We, for instance, never saw Patreon as a way to find and/or grow our reader base.  Growth is good, and, according to my in-box, we’ve actually picked up some new readers from the Patreon page — but that’s more on the order of an Unintended Consequence.  We saw Patreon as giving our readers — some of whom have been with us for twenty-five years — a convenient way to support us, if they so desired.

All that said, here’s this fellow here, who has a lot of Definite Ideas about how to succeed as a creator on Patreon.  Many of these ideas sound worthy, with one small caveat, which is this:

Succeeding as a creator on Patreon does not necessarily equate with succeeding at your art.
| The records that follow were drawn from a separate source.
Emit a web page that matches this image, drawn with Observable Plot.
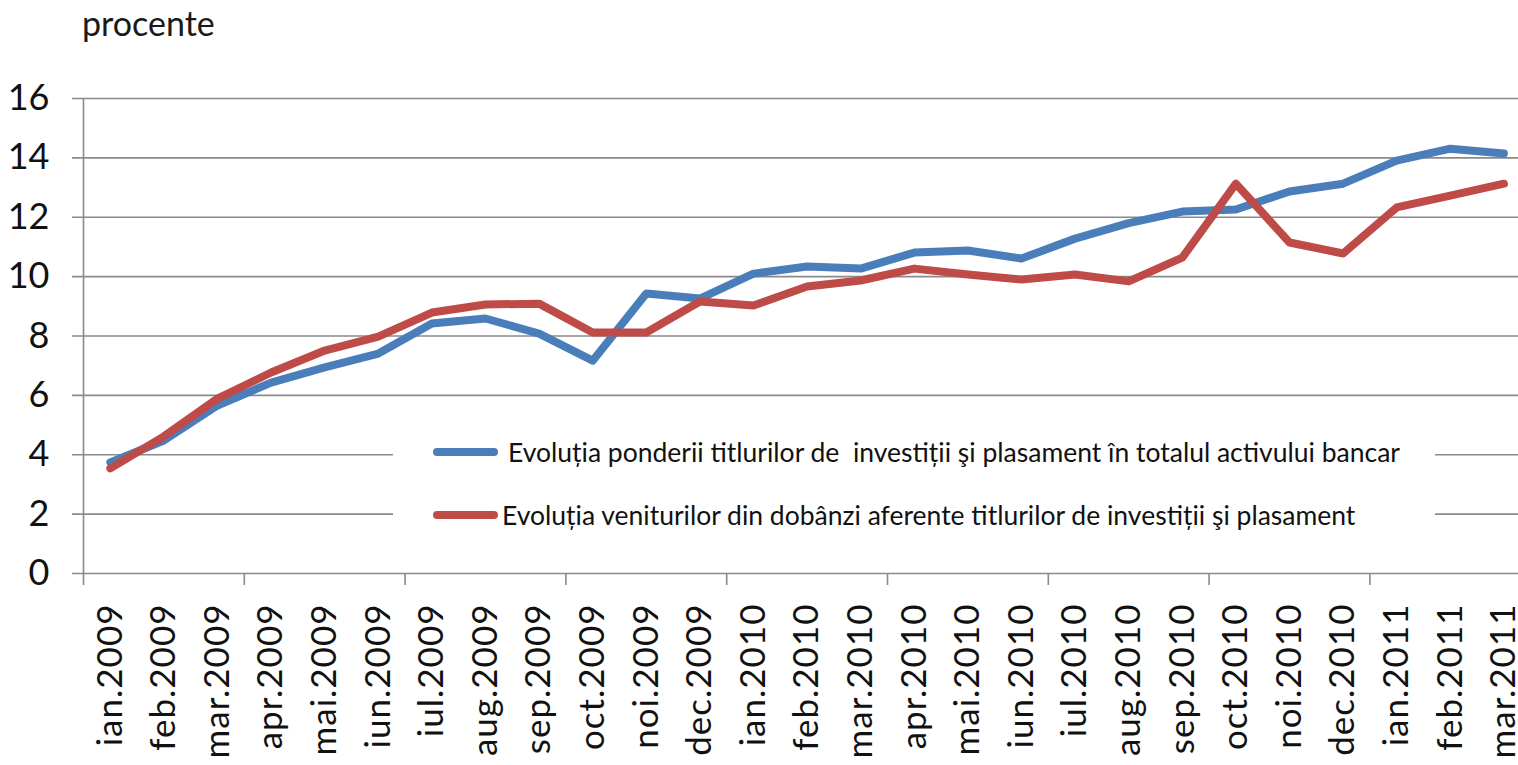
<!DOCTYPE html>
<html><head><meta charset="utf-8">
<script src="https://cdn.jsdelivr.net/npm/d3@7"></script>
<script src="https://cdn.jsdelivr.net/npm/@observablehq/plot@0.6"></script>
<style>
body{margin:0;background:#fff;}
#wrap{position:relative;width:1518px;height:765px;overflow:hidden;font-family:Lato,sans-serif;background:#fff;}
#chart{position:absolute;left:0;top:0;}
#title{position:absolute;left:82px;top:2px;font-size:34px;color:#1a1a1a;}
#legend{position:absolute;left:393px;top:420px;width:1042px;height:125px;background:#fff;}
.item{position:absolute;left:40px;height:30px;display:flex;align-items:center;white-space:pre;font-size:26.5px;color:#111;}
.sw{width:65px;height:8px;border-radius:4px;flex:none;}
g[aria-label="x-axis tick label"] text{letter-spacing:1px;}
</style></head>
<body>
<div id="wrap">
  <div id="chart"></div>
  <div id="title"></div>
  <div id="legend"></div>
</div>
<script>
const months = ["ian.2009","feb.2009","mar.2009","apr.2009","mai.2009","iun.2009","iul.2009","aug.2009","sep.2009","oct.2009","noi.2009","dec.2009","ian.2010","feb.2010","mar.2010","apr.2010","mai.2010","iun.2010","iul.2010","aug.2010","sep.2010","oct.2010","noi.2010","dec.2010","ian.2011","feb.2011","mar.2011"];
const pondere = [3.74,4.48,5.66,6.43,6.94,7.41,8.42,8.59,8.08,7.17,9.43,9.26,10.10,10.34,10.27,10.81,10.88,10.61,11.28,11.80,12.19,12.26,12.87,13.13,13.91,14.31,14.15];
const venituri = [3.54,4.62,5.89,6.77,7.51,7.98,8.79,9.06,9.09,8.12,8.12,9.16,9.03,9.67,9.87,10.27,10.07,9.90,10.07,9.84,10.64,13.13,11.15,10.78,12.33,12.73,13.13];
const yTicks = [0,2,4,6,8,10,12,14,16];
const seriesNames = ["Evoluția ponderii titlurilor de  investiții şi plasament în totalul activului bancar","Evoluția veniturilor din dobânzi aferente titlurilor de investiții şi plasament"];
const seriesColors = ["#4a7ebb","#be4b48"];
const titleText = "procente";

const idx = months.map((m,i)=>i);
const quarterEdges = d3.range(-0.5, months.length + 0.5, 3);
const blueData = idx.map(i=>({i, v: pondere[i]}));
const redData = idx.map(i=>({i, v: venituri[i]}));

const chart = Plot.plot({
  width: 1518,
  height: 765,
  marginLeft: 72,
  marginRight: 0,
  marginTop: 98,
  marginBottom: 192,
  style: {fontFamily: "Lato, sans-serif", fontSize: "35px", color: "#111", background: "transparent", overflow: "visible"},
  x: {type: "linear", domain: [-0.5, months.length - 0.5], range: [83, 83 + 53.6 * months.length], axis: null, label: null},
  y: {domain: [0, 16], axis: null, label: null},
  marks: [
    Plot.ruleY(yTicks, {stroke: "#8a8a8a", strokeWidth: 1.6}),
    Plot.ruleX([-0.5], {y1: 0, y2: 16, stroke: "#8a8a8a", strokeWidth: 1.6}),
    Plot.axisX(quarterEdges, {tickSize: 12, tickPadding: 0, stroke: "#8a8a8a", strokeWidth: 1.6, strokeOpacity: 1, tickFormat: () => "", label: null}),
    Plot.axisY({ticks: yTicks, tickSize: 0, tickPadding: 23, fontSize: 36, tickFormat: d => d, label: null}),
    Plot.axisX({ticks: idx, tickSize: 0, tickPadding: 30, tickRotate: -90, fontSize: 35, tickFormat: i => months[i], label: null}),
    Plot.line(blueData, {x: "i", y: "v", stroke: seriesColors[0], strokeWidth: 8, strokeLinejoin: "round", strokeLinecap: "round"}),
    Plot.line(redData, {x: "i", y: "v", stroke: seriesColors[1], strokeWidth: 8, strokeLinejoin: "round", strokeLinecap: "round"})
  ]
});
document.getElementById("chart").appendChild(chart);
document.getElementById("title").textContent = titleText;

const legend = document.getElementById("legend");
const tops = [17, 80];
const gaps = [10, 4];
seriesNames.forEach((name, k) => {
  const item = document.createElement("div");
  item.className = "item";
  item.style.top = tops[k] + "px";
  const sw = document.createElement("span");
  sw.className = "sw";
  sw.style.background = seriesColors[k];
  sw.style.marginRight = gaps[k] + "px";
  const t = document.createElement("span");
  t.textContent = name;
  item.appendChild(sw);
  item.appendChild(t);
  legend.appendChild(item);
});
</script>
</body></html>
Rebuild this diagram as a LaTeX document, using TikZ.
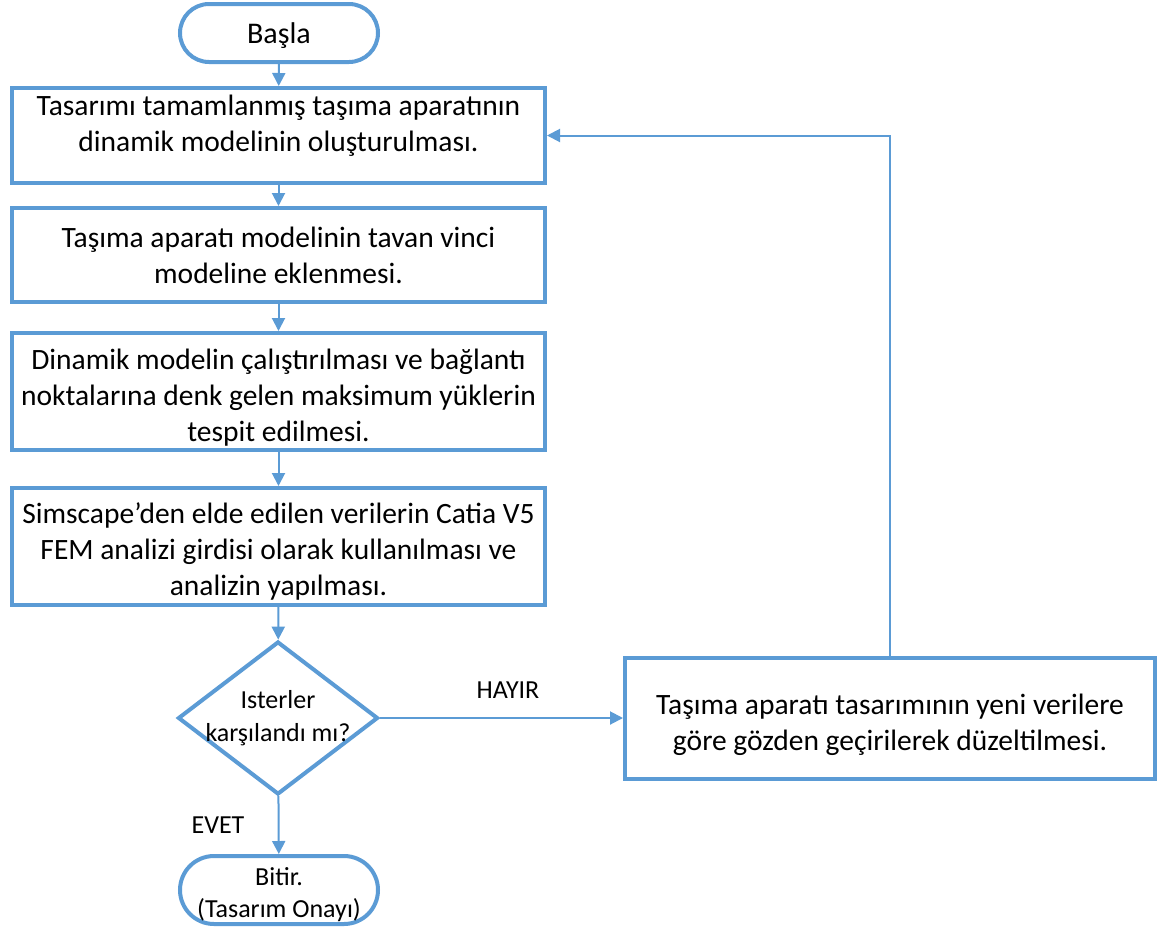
\documentclass[tikz,border=0pt]{standalone}
\usepackage{fontspec}
\setmainfont{Carlito}
\usepackage{xcolor}
\definecolor{fcblue}{RGB}{91,155,213}
\usepackage{tikz}
\usetikzlibrary{arrows.meta, positioning, shapes.geometric}

\begin{document}
\begin{tikzpicture}[x=1pt, y=-1pt,
  flowbox/.style={draw=fcblue, line width=4pt, fill=white, minimum width=533pt,
    align=center, inner sep=0pt, font=\fontsize{29.5}{36}\selectfont},
  termbox/.style={draw=fcblue, line width=4pt, fill=white, minimum width=198pt,
    align=center, inner sep=0pt, font=\fontsize{26}{32}\selectfont},
  decbox/.style={draw=fcblue, line width=4pt, fill=white, diamond,
    minimum width=200pt, minimum height=153pt, inner sep=0pt},
  lbl/.style={font=\fontsize{26}{30}\selectfont},
  link/.style={draw=fcblue, line width=2pt, -{Triangle[length=13pt, width=13pt]}}]

\useasboundingbox (0,0) rectangle (1157,932);

% === Start ===
\node[termbox, minimum height=58pt, rounded corners=29pt, text height=27pt,
      font=\fontsize{30}{36}\selectfont] (start) at (279,33) {Başla};

% === Steps ===
\node[flowbox, minimum height=95pt, text depth=25pt] (s1) at (278.5,135.5)
     {Tasarımı tamamlanmış taşıma aparatının\\dinamik modelinin oluşturulması.};
\node[flowbox, minimum height=94pt] (s2) at (278.5,255)
     {Taşıma aparatı modelinin tavan vinci\\modeline eklenmesi.};
\node[flowbox, minimum height=117pt, text height=104pt] (s3) at (278.5,391.5)
     {Dinamik modelin çalıştırılması ve bağlantı\\noktalarına denk gelen maksimum yüklerin\\tespit edilmesi.};
\node[flowbox, minimum height=117pt, text height=103pt] (s4) at (278.5,546.5)
     {Simscape’den elde edilen verilerin Catia V5\\FEM analizi girdisi olarak kullanılması ve\\analizin yapılması.};

% === Decision ===
\node[decbox] (dec) at (278,718) {};
\node[font=\fontsize{26}{33}\selectfont, align=center] (dectext) at (dec.center)
     {Isterler\\karşılandı mı?};

% === Revision ===
\node[flowbox, minimum width=530pt, minimum height=121pt, text height=70pt] (fix) at (890,718)
     {Taşıma aparatı tasarımının yeni verilere\\göre gözden geçirilerek düzeltilmesi.};

% === End ===
\node[termbox, minimum height=68pt, rounded corners=34pt, text height=60pt] (end) at (279,890)
     {Bitir.\\(Tasarım Onayı)};

% === Connectors ===
\draw[link] (start) -- (s1);
\draw[link] (s1) -- (s2);
\draw[link] (s2) -- (s3);
\draw[link] (s3) -- (s4);
\draw[link] (s4) -- (dec);
\draw[link] (dec.east) -- (dec.east -| fix.west);
\draw[link] (dec) -- (end);
\draw[link] (fix.north) |- (s1.east);

\node[lbl] (no) at (508,690) {HAYIR};
\node[lbl] (yes) at (218,825) {EVET};

\end{tikzpicture}
\end{document}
One danger I see of Patreon is that — in an effort to connect with an audience, and increase pledges — some creators promise crazy levels of special goodies, putting themselves in the position of having to use time set aside to create to make patron goodies.  That strategy may grow your audience, but it’s not necessarily growing your art.

I do have some hopes that Patreon will eventually come to foster a cross-pollination process among its creators (something along the lines of “If you liked Lee-and-Miller, then you might like New Writer X”) — that would be one way, perhaps, that newer creators could benefit from the audiences of more established creators.

But, no, sorry; I have no strategies for using Patreon to launch a new writing career.  I think that the best way to launch a new writing career is to write, and publish*** — lather, rinse, repeat, even though it’s going to take a Really Long Time, and you may have to work a day-job while you’re simultaneously nourishing and practicing your art, and even then you may be poor — and build your audience that way.

But, then, I would.

*Counting from Steve’s first paid publication in 1969.  If we count from my first publication, in 1978, that’s only 35 years, or still longer than some (not all) of the people writing to us on these matters have been alive.

**One telling example:  Back when we were submitting Agent of Change, a lone — or in our case, a pair — of writers could, all by themselves, armed only with two large manila envelopes, and enough postage to carry their clean manuscript There and Back Again, submit to any publishing house on earth.  You did not need an agent to submit (most agents wouldn’t talk to you unless you had a work under consideration).  Now, I think only Baen and DAW still take over the transom submissions.

***By which I don’t mean “self-publish the first thing you finish,” but rather “place your best writing in a venue that has professional standards, (an) editor(s), and will, preferably, pay you for your work.”

Interlude Dec 9 2015

5 thoughts on “How to win at Patreon”

  1. I can’t speak for anyone else, but I supported you on Patreon mostly because your books have given me so much pleasure. So much, that even though we have never met, I do care about your well-being. Not because I want more books, but because of the ones you have already written. That’s probably no help to a beginning writer.

  2. And of course some of us love your cats. My Patreon donation is entirely for them to stay warm and fed. 😛

  3. Our contribution is a combination of loves and concerns. We want you and your furry overlords to be safe, dry, warm, and well-fed so that you may continue providing us with daily doses of Cat Spam and snippets and general entertaining reading all whilst we wait for the next big thing from your brilliant minds!

  4. The same ideas apply to Kickstarter projects. There have been projects (Order of the Stick reprint) which were wildly successful beyond the creators original plan, due to the fact he hadn’t factored in the size of his readership response. Others have had…difficulty with fulfilling rewards, and still having funds left for the original project, due to the pledged rewards. I would think having an audience before doing either Patreon or Kickstarter is the way to have your horse and cart in the right order.

  5. Re: creation vs. goodies I loved Elizabeth Gilbert’s new book about creativity. She tells how she spent many years writing while working many and various day jobs to support her art. She was very surprised (a happy surprise, true) to have a successful book that could support her. She explains so well how creating your art can be a struggle and a delight, while addressing the notion of whether we support our own art, vs. expecting our art to support us. I agree that the idea of finding and developing an audience on Kickstarter or Patreon could be one of those bright shiny things that is more a distraction than a help if not kept securely in its place.